A lot of this has to do with a certain difference in food culture. In Germany, there is far less of the “snacks and nibbles” mentality than one gets in the UK. A party of any kind without proper food supplied by the host is frowned on and the idea of any kind of “nibbles” before a dinner party would be thought of as disrespectful to the food that is to come. One could say that there is a far less “playful” attitude to food, which is where crisps miss out. Although German food can tend toward the heavy and stodgy, there is an innate belief in proper, natural, unprocessed food. In this sense, although there is no Jamie Oliver watching over children’s lunchbox content, few German mothers would dream of putting anything other than a cheese or meat sandwich and fruit in their child’s lunch box. And anyway, the huge packets of crisps here simply aren’t designed for little hands.

 

But before you all start thinking that the weird Germans are totally missing out on the idea of something salty and crunchy to go with their Bier, we must remember the Salzstange or Brezel. Perhaps one of the reasons that crisps didn’t catch on was that their place was already occupied by pretzels. If a German bar offers any savoury snacks at all, it is likely that they will be little salty sticks. And pretzels often pop up at children’s parties and even in lunchboxes, albeit with some of the over-zealous Muttis scraping the salt off first. Pretzels are even thought to have medicinal properties, with a diet of Coca-Cola and Salzstangen considered a worthy alternative to Imodium to combat “the runs”.

 

In terms of the brand landscape for savoury snacks in total, the three main players are the leader, Intersnack, who own the Funny-Frisch (www.funny-frisch.de ) and Chio (www.chio.de ) brands, Lorenz Bahlsen Snack World (kings of pretzels and nuts) and Stöver who produce a lot of Own Label. Growth in the “stacked” crisp area is also building Pringles into a major brand. 

 

The only other product forms of real note in the market are Tortilla Chips and dips and Erdnuss Flips or peanut puffs.

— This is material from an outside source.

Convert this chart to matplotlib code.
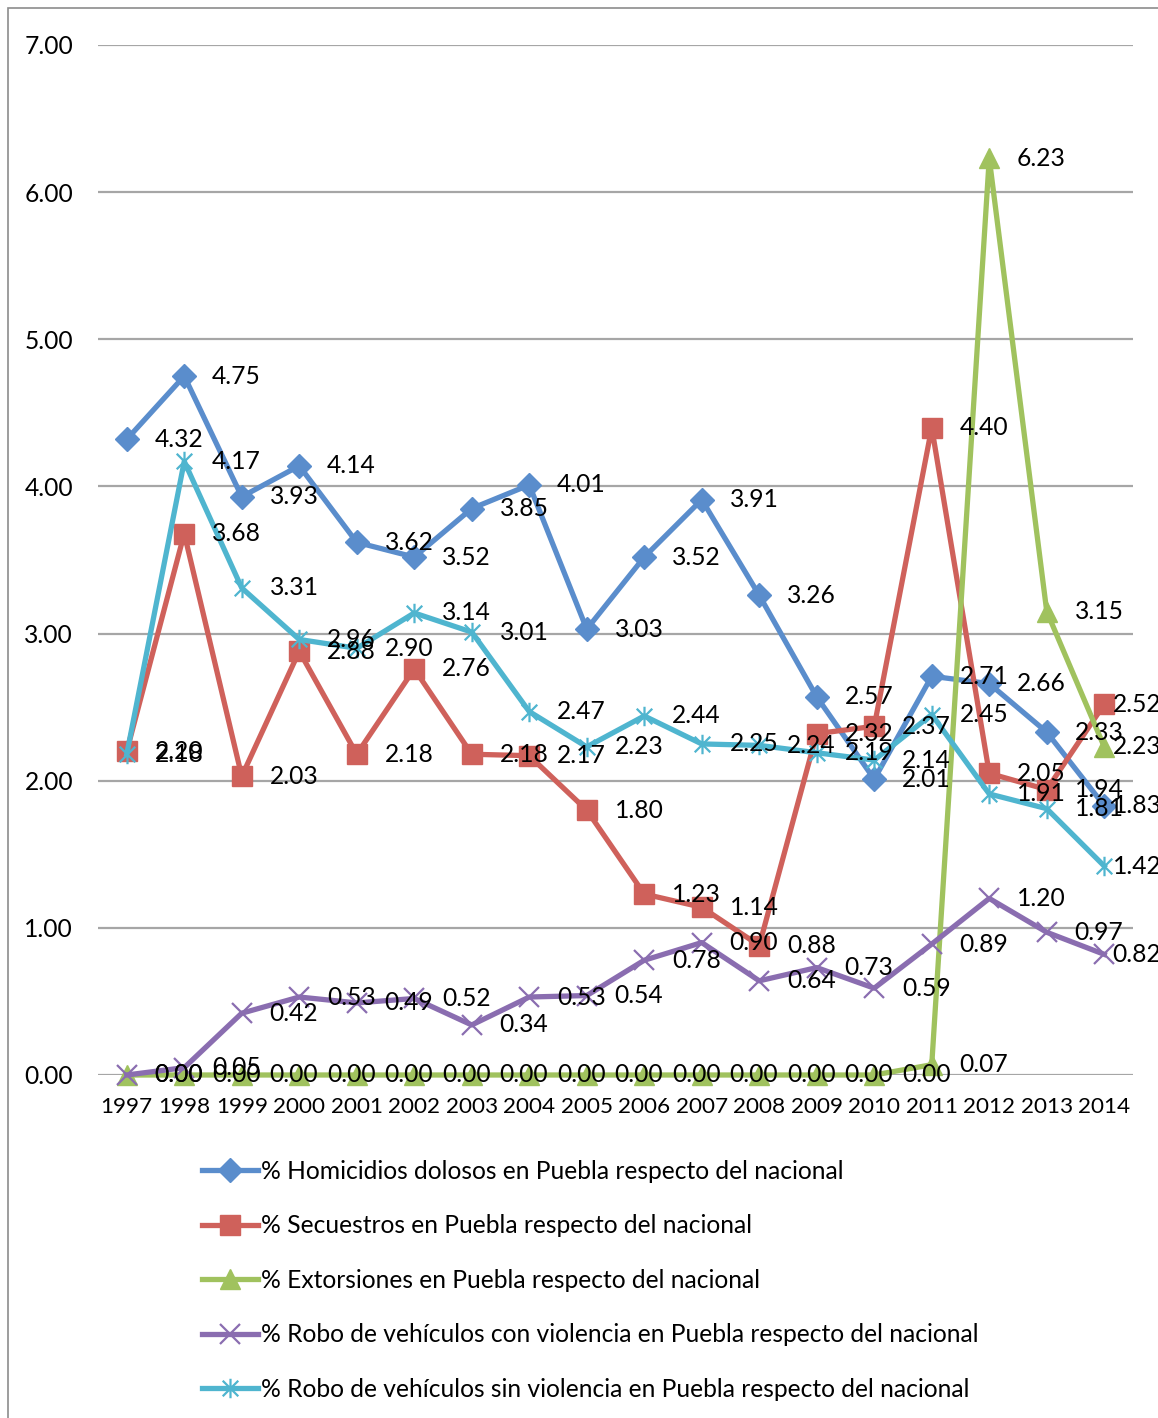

Minor products include onion rings, “Hula Hoops”, “Chiplets”, shaped savoury biscuits and ribbed crisps.

 

There is relatively little innovation in the market, but what innovation there is focuses on the lower fat/ natural area, for example, “Naturals” from Lorenz. But I think the door is wide open for more innovation in the gourmet area and the health/well-being area for adults and children. However, I think pickled onion flavour Monster Munch probably wouldn’t be a winner.

----------

Oddly, this is a situation that hasn’t changed hugely. There’s been an increase in snack and crisp consumption here, up to around 1.5 kg pro annum, although I couldn’t find any good, reliable recent figures. On the other hand, the Brits are munching more than ever before, at about 4.5 kg per munchy mouth - the results of which are all too apparent in any shopping centre.

Pringles and its imitators has become quite a staple here and there have been developments in Kettle Crisps and snacks made from chickpeas and other vegetables. A few weird new flavours have cropped up (Chilli Cheese Fries - the thought makes me quite queasy).

But it’s still big bags and, as far as I know, not much sneaking its way into the children’s lunchboxes.